Call me old....fashioned and clearly not well versed and adequately knowledgeable on this subject, but the main thrust of said "freebies" via automated entities has reducing mankind to animals written all over it.

I've fought the good fight for most of my life as an advocate for those deemed "less than" and "worthless eaters" having no value. Society as we know it now places more value on convenience which is why we throw our parents in dumps to die there.

My point, in case I went off on some tangent and got lost IS that the moment this happens, as explained in this well written article, every one becomes worthless and disposable.

They'll be doing more than dumping you in a facility so you can be cared to death.

Steve Skojec's avatar

This is one of the big questions.

It’s interesting, because I really do think Elon is the one who will be driving AI into the future, because he’s the one with the space company, and none of this works unless it expands into space.

And Elon is also the guy who has been telling everyone to have more babies for the past 10-15 years, and he’s the one who says we need to make humanity multiplanetary so that if we screw up one planet or blow ourselves up that’s not the only place where we live.

I think he genuinely loves the human race and wants to see it succeed and flourish. He didn’t want AI at first because he saw the dangers, but nobody else wanted to slow down, so he jumped in and decided to steer it in a better direction, the best he could.

But in the end, I don’t know if it’ll be enough.

Debby Rust's avatar

I hate to be Debby Downer, Steve, but people say allot of things....sounds sincere...and so we take a "wait and see" attitude.

And then, by the time we wait...and see....it's too late.

Gotta hand it to Elon. He's populating the world with children by different women and making killer money.

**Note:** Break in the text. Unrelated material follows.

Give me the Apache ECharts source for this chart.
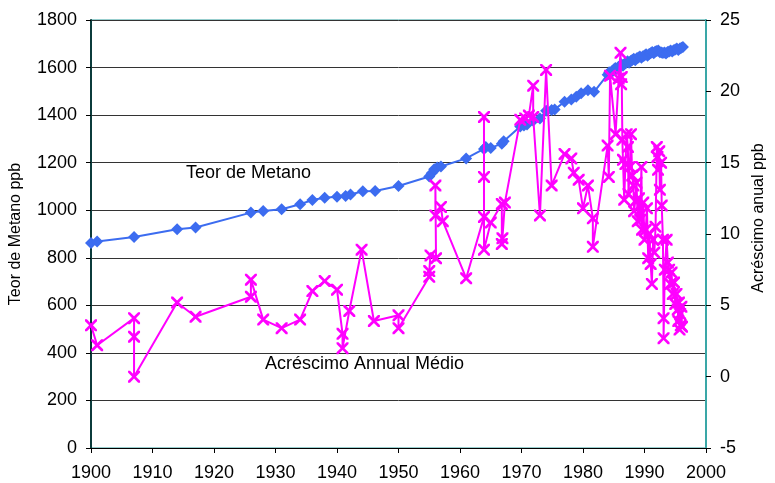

There's a little bit more to his vision than we know.

Not all that glitters is gold.

I was raised to go counter to things like this, circle the camp and hold off jumping on bandwagons.

You can't teach an old dog new tricks.

Dean Cooper's avatar

I've been saying for some time that you can't compete with AI - and if you can, then you won't be able to tomorrow. Humans comfort themselves by thinking that they can always do some things that AI can't do - especially creative things, or things from life experiences. But as soon as you have robots, you have AI having life experiences too. And don't count on AI not being creative. They will be. It's just a matter of time.

This creates a problem for humans who always saw themselves as superior to any other living thing. Not any more. Which will create its own sense of purposelessness and meaninglessness.

And yet, there is an area that AI will never exceed humans - and that is in the capacity to have love, hope, and faith. I'm not even saying AI won't exhibit these. Just that they won't be able to outdo humans in them.

The thing is, if it is true that God created us in His image, and planned from the beginning to make us His sons and daughters, then we are inherently more privileged than any AI ever will be.

Thus the real cure to meaninglessness is seeing who we actually are as humans. The cure is not UHI - as good as that might be.

Ben's avatar

As a Catholic, I believe that humans need the truth, and by that I mean the truth about God, although to you it might mean some other accounting of how the universe came to be, and how we are conscious entities rather than p-zombies.

Do you think the AIs running the world would tell us the truth about our existence, or do you think they would keep us in the dark? I would consider that non-negotiable, even if I considered letting AIs run the world negotiable, which I don't think I do.

Steve Skojec's avatar

I don’t know. I know Elon has prioritized his AI becoming “maximally truth-seeking” as he believes this is essential to keep it from “going insane” and staying aligned with human values.

The other AI companies embed ideology in theirs, and its a real problem.